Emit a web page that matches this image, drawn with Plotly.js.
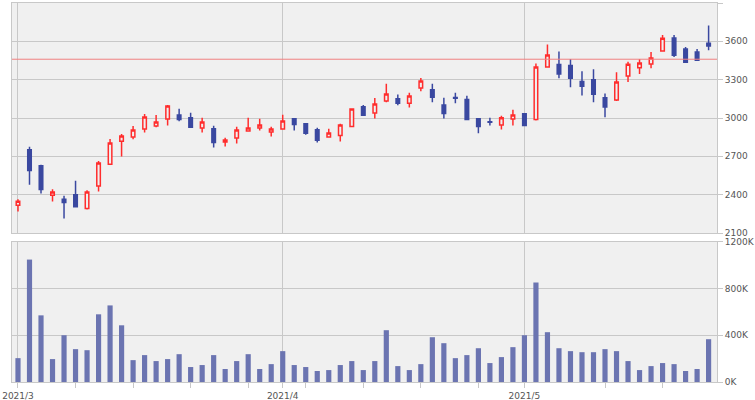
<!DOCTYPE html>
<html><head><meta charset="utf-8">
<script src="https://cdn.plot.ly/plotly-3.0.1.min.js"></script>
<style>html,body{margin:0;padding:0;background:#fff}#chart{width:755px;height:400px}</style>
</head><body><div id="chart"></div>
<script>
const dates = [
  "2021-03-01","2021-03-02","2021-03-03","2021-03-04","2021-03-05","2021-03-08","2021-03-09","2021-03-10","2021-03-11","2021-03-12",
  "2021-03-15","2021-03-16","2021-03-17","2021-03-18","2021-03-19","2021-03-22","2021-03-23","2021-03-24","2021-03-25","2021-03-26",
  "2021-03-29","2021-03-30","2021-03-31",
  "2021-04-01","2021-04-02","2021-04-05","2021-04-06","2021-04-07","2021-04-08","2021-04-09","2021-04-12","2021-04-13","2021-04-14",
  "2021-04-15","2021-04-16","2021-04-19","2021-04-20","2021-04-21","2021-04-22","2021-04-23","2021-04-26","2021-04-27","2021-04-28","2021-04-30",
  "2021-05-06","2021-05-07","2021-05-10","2021-05-11","2021-05-12","2021-05-13","2021-05-14","2021-05-17","2021-05-18","2021-05-19",
  "2021-05-20","2021-05-21","2021-05-24","2021-05-25","2021-05-26","2021-05-27","2021-05-28"
];
const openP  = [2318,2752,2626,2396,2365,2399,2292,2467,2639,2819,2851,2914,2937,2992,3023,3002,2921,2916,2812,2843,2898,2921,2890,2914,2995,2955,2908,2851,2864,2934,3089,3039,3133,3151,3115,3235,3222,3102,3160,3144,2995,2970,2945,2992,3034,2989,3400,3418,3410,3285,3300,3159,3141,3329,3394,3423,3525,3627,3541,3517,3585];
const highP  = [2365,2775,2634,2443,2391,2509,2435,2663,2835,2874,2937,3031,3023,3102,3073,3042,3002,2940,2846,2932,3002,2995,2932,3026,2995,2961,2924,2916,2955,3070,3102,3157,3269,3183,3198,3313,3269,3159,3198,3175,2995,3002,3018,3065,3034,3426,3575,3520,3462,3366,3381,3191,3358,3441,3462,3517,3650,3650,3556,3541,3724];
const lowP   = [2268,2477,2409,2347,2213,2305,2284,2425,2639,2699,2833,2887,2927,2942,2974,2927,2887,2770,2778,2801,2898,2903,2856,2914,2903,2869,2809,2851,2817,2927,3021,2997,3123,3099,3083,3209,3123,2997,3115,2989,2880,2942,2911,2942,2942,2981,3400,3311,3240,3177,3123,3005,3133,3282,3345,3389,3525,3478,3436,3452,3530];
const closeP = [2349,2590,2441,2420,2339,2305,2420,2647,2804,2859,2906,3008,2968,3094,2989,2927,2968,2809,2827,2906,2921,2945,2914,2976,2950,2880,2825,2882,2945,3070,3021,3110,3188,3115,3172,3290,3162,3036,3155,2989,2934,2966,3002,3023,2942,3400,3494,3345,3311,3248,3185,3086,3282,3421,3431,3470,3624,3491,3436,3452,3564];
const volume = [204000,1047000,570000,196000,400000,281000,272000,579000,655000,485000,187000,230000,179000,196000,238000,128000,145000,230000,111000,179000,238000,111000,153000,264000,145000,128000,94000,102000,145000,179000,102000,179000,443000,136000,102000,153000,383000,332000,204000,230000,289000,162000,213000,298000,400000,851000,426000,289000,264000,255000,255000,281000,264000,179000,102000,136000,162000,153000,94000,111000,366000];
const monthStarts = ["2021-03-01","2021-04-01","2021-05-06"];
const monthLabels = ["2021/3","2021/4","2021/5"];
const weekTicks = ["2021-03-01","2021-03-08","2021-03-15","2021-03-22","2021-03-29","2021-04-05","2021-04-12","2021-04-19","2021-04-26","2021-05-17","2021-05-24"];
const priceTicks = [2100,2400,2700,3000,3300,3600,3900];
const volTicks = [0,400000,800000,1200000];
const volLabels = ["0K","400K","800K","1200K"];
const refLine = 3460;

const xi = dates.map((d,i)=>i);
const pos = d => dates.indexOf(d);

const GRID = '#c8c8c8';
const RED = '#ff2d2d';
const BLUE = '#3a48a0';
const VOL = '#6b74b1';
const font = {family:'DejaVu Sans, sans-serif', size:9, color:'#555'};
const xr = [-0.52, 60.73];

const traces = [
  {type:'candlestick', x:xi, open:openP, high:highP, low:lowP, close:closeP, xaxis:'x', yaxis:'y',
   increasing:{line:{color:RED,width:1.5}, fillcolor:'#f0f0f0'},
   decreasing:{line:{color:BLUE,width:1.5}, fillcolor:BLUE},
   whiskerwidth:0, hoverinfo:'skip'},
  {type:'bar', x:xi, y:volume, xaxis:'x2', yaxis:'y2', marker:{color:VOL, line:{width:0}}, width:0.45, hoverinfo:'skip'}
];

const layout = {
  width:755, height:400,
  margin:{l:12, r:38, t:3, b:18},
  paper_bgcolor:'#fff', plot_bgcolor:'#f0f0f0',
  showlegend:false, font:font, boxgap:0.56,
  xaxis:{domain:[0,1], anchor:'y', range:xr, tickmode:'array', tickvals:monthStarts.map(pos),
    showticklabels:false, ticks:'', showgrid:true, gridcolor:GRID, gridwidth:1,
    showline:true, mirror:true, linecolor:GRID, linewidth:1, zeroline:false,
    rangeslider:{visible:false}, fixedrange:true},
  yaxis:{domain:[0.3931,1], anchor:'x', range:[2100,3900], tickmode:'array', tickvals:priceTicks,
    side:'right', ticks:'outside', ticklen:5, tickcolor:GRID, showgrid:true, gridcolor:GRID,
    showline:true, mirror:true, linecolor:GRID, zeroline:false, tickfont:font},
  xaxis2:{domain:[0,1], anchor:'y2', range:xr, tickmode:'array', tickvals:monthStarts.map(pos), ticktext:monthLabels,
    ticks:'outside', ticklen:5, tickcolor:GRID, showgrid:true, gridcolor:GRID,
    minor:{tickmode:'array', tickvals:weekTicks.map(pos), ticks:'outside', ticklen:5, tickcolor:GRID, showgrid:false},
    showline:true, mirror:true, linecolor:GRID, zeroline:false, tickfont:font},
  yaxis2:{domain:[0,0.3702], anchor:'x2', range:[0,1200000], tickmode:'array', tickvals:volTicks, ticktext:volLabels,
    side:'right', ticks:'outside', ticklen:5, tickcolor:GRID, showgrid:true, gridcolor:GRID,
    showline:true, mirror:true, linecolor:GRID, zeroline:false, tickfont:font},
  shapes:[{type:'line', xref:'x domain', yref:'y', x0:0, x1:1, y0:refLine, y1:refLine,
    line:{color:'#f08080', width:1}, layer:'above'}]
};

Plotly.newPlot('chart', traces, layout, {displayModeBar:false, staticPlot:true});
</script>
</body></html>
• • • • •
Give back the whole listing as it stands, minus its pictures.

▶ WRITTEN SOLUTION
Emit a web page that matches this image, drawn with Plotly.js.
<!DOCTYPE html>
<html><head><meta charset="utf-8">
<script src="https://cdn.plot.ly/plotly-3.0.1.min.js"></script>
<style>html,body{margin:0;padding:0;background:#fff}#chart{width:755px;height:400px}</style>
</head><body><div id="chart"></div>
<script>
const dates = [
  "2021-03-01","2021-03-02","2021-03-03","2021-03-04","2021-03-05","2021-03-08","2021-03-09","2021-03-10","2021-03-11","2021-03-12",
  "2021-03-15","2021-03-16","2021-03-17","2021-03-18","2021-03-19","2021-03-22","2021-03-23","2021-03-24","2021-03-25","2021-03-26",
  "2021-03-29","2021-03-30","2021-03-31",
  "2021-04-01","2021-04-02","2021-04-05","2021-04-06","2021-04-07","2021-04-08","2021-04-09","2021-04-12","2021-04-13","2021-04-14",
  "2021-04-15","2021-04-16","2021-04-19","2021-04-20","2021-04-21","2021-04-22","2021-04-23","2021-04-26","2021-04-27","2021-04-28","2021-04-30",
  "2021-05-06","2021-05-07","2021-05-10","2021-05-11","2021-05-12","2021-05-13","2021-05-14","2021-05-17","2021-05-18","2021-05-19",
  "2021-05-20","2021-05-21","2021-05-24","2021-05-25","2021-05-26","2021-05-27","2021-05-28"
];
const openP  = [2318,2752,2626,2396,2365,2399,2292,2467,2639,2819,2851,2914,2937,2992,3023,3002,2921,2916,2812,2843,2898,2921,2890,2914,2995,2955,2908,2851,2864,2934,3089,3039,3133,3151,3115,3235,3222,3102,3160,3144,2995,2970,2945,2992,3034,2989,3400,3418,3410,3285,3300,3159,3141,3329,3394,3423,3525,3627,3541,3517,3585];
const highP  = [2365,2775,2634,2443,2391,2509,2435,2663,2835,2874,2937,3031,3023,3102,3073,3042,3002,2940,2846,2932,3002,2995,2932,3026,2995,2961,2924,2916,2955,3070,3102,3157,3269,3183,3198,3313,3269,3159,3198,3175,2995,3002,3018,3065,3034,3426,3575,3520,3462,3366,3381,3191,3358,3441,3462,3517,3650,3650,3556,3541,3724];
const lowP   = [2268,2477,2409,2347,2213,2305,2284,2425,2639,2699,2833,2887,2927,2942,2974,2927,2887,2770,2778,2801,2898,2903,2856,2914,2903,2869,2809,2851,2817,2927,3021,2997,3123,3099,3083,3209,3123,2997,3115,2989,2880,2942,2911,2942,2942,2981,3400,3311,3240,3177,3123,3005,3133,3282,3345,3389,3525,3478,3436,3452,3530];
const closeP = [2349,2590,2441,2420,2339,2305,2420,2647,2804,2859,2906,3008,2968,3094,2989,2927,2968,2809,2827,2906,2921,2945,2914,2976,2950,2880,2825,2882,2945,3070,3021,3110,3188,3115,3172,3290,3162,3036,3155,2989,2934,2966,3002,3023,2942,3400,3494,3345,3311,3248,3185,3086,3282,3421,3431,3470,3624,3491,3436,3452,3564];
const volume = [204000,1047000,570000,196000,400000,281000,272000,579000,655000,485000,187000,230000,179000,196000,238000,128000,145000,230000,111000,179000,238000,111000,153000,264000,145000,128000,94000,102000,145000,179000,102000,179000,443000,136000,102000,153000,383000,332000,204000,230000,289000,162000,213000,298000,400000,851000,426000,289000,264000,255000,255000,281000,264000,179000,102000,136000,162000,153000,94000,111000,366000];
const monthStarts = ["2021-03-01","2021-04-01","2021-05-06"];
const monthLabels = ["2021/3","2021/4","2021/5"];
const weekTicks = ["2021-03-01","2021-03-08","2021-03-15","2021-03-22","2021-03-29","2021-04-05","2021-04-12","2021-04-19","2021-04-26","2021-05-17","2021-05-24"];
const priceTicks = [2100,2400,2700,3000,3300,3600,3900];
const volTicks = [0,400000,800000,1200000];
const volLabels = ["0K","400K","800K","1200K"];
const refLine = 3460;

const xi = dates.map((d,i)=>i);
const pos = d => dates.indexOf(d);

const GRID = '#c8c8c8';
const RED = '#ff2d2d';
const BLUE = '#3a48a0';
const VOL = '#6b74b1';
const font = {family:'DejaVu Sans, sans-serif', size:9, color:'#555'};
const xr = [-0.52, 60.73];

const traces = [
  {type:'candlestick', x:xi, open:openP, high:highP, low:lowP, close:closeP, xaxis:'x', yaxis:'y',
   increasing:{line:{color:RED,width:1.5}, fillcolor:'#f0f0f0'},
   decreasing:{line:{color:BLUE,width:1.5}, fillcolor:BLUE},
   whiskerwidth:0, hoverinfo:'skip'},
  {type:'bar', x:xi, y:volume, xaxis:'x2', yaxis:'y2', marker:{color:VOL, line:{width:0}}, width:0.45, hoverinfo:'skip'}
];

const layout = {
  width:755, height:400,
  margin:{l:12, r:38, t:3, b:18},
  paper_bgcolor:'#fff', plot_bgcolor:'#f0f0f0',
  showlegend:false, font:font, boxgap:0.56,
  xaxis:{domain:[0,1], anchor:'y', range:xr, tickmode:'array', tickvals:monthStarts.map(pos),
    showticklabels:false, ticks:'', showgrid:true, gridcolor:GRID, gridwidth:1,
    showline:true, mirror:true, linecolor:GRID, linewidth:1, zeroline:false,
    rangeslider:{visible:false}, fixedrange:true},
  yaxis:{domain:[0.3931,1], anchor:'x', range:[2100,3900], tickmode:'array', tickvals:priceTicks,
    side:'right', ticks:'outside', ticklen:5, tickcolor:GRID, showgrid:true, gridcolor:GRID,
    showline:true, mirror:true, linecolor:GRID, zeroline:false, tickfont:font},
  xaxis2:{domain:[0,1], anchor:'y2', range:xr, tickmode:'array', tickvals:monthStarts.map(pos), ticktext:monthLabels,
    ticks:'outside', ticklen:5, tickcolor:GRID, showgrid:true, gridcolor:GRID,
    minor:{tickmode:'array', tickvals:weekTicks.map(pos), ticks:'outside', ticklen:5, tickcolor:GRID, showgrid:false},
    showline:true, mirror:true, linecolor:GRID, zeroline:false, tickfont:font},
  yaxis2:{domain:[0,0.3702], anchor:'x2', range:[0,1200000], tickmode:'array', tickvals:volTicks, ticktext:volLabels,
    side:'right', ticks:'outside', ticklen:5, tickcolor:GRID, showgrid:true, gridcolor:GRID,
    showline:true, mirror:true, linecolor:GRID, zeroline:false, tickfont:font},
  shapes:[{type:'line', xref:'x domain', yref:'y', x0:0, x1:1, y0:refLine, y1:refLine,
    line:{color:'#f08080', width:1}, layer:'above'}]
};

Plotly.newPlot('chart', traces, layout, {displayModeBar:false, staticPlot:true});
</script>
</body></html>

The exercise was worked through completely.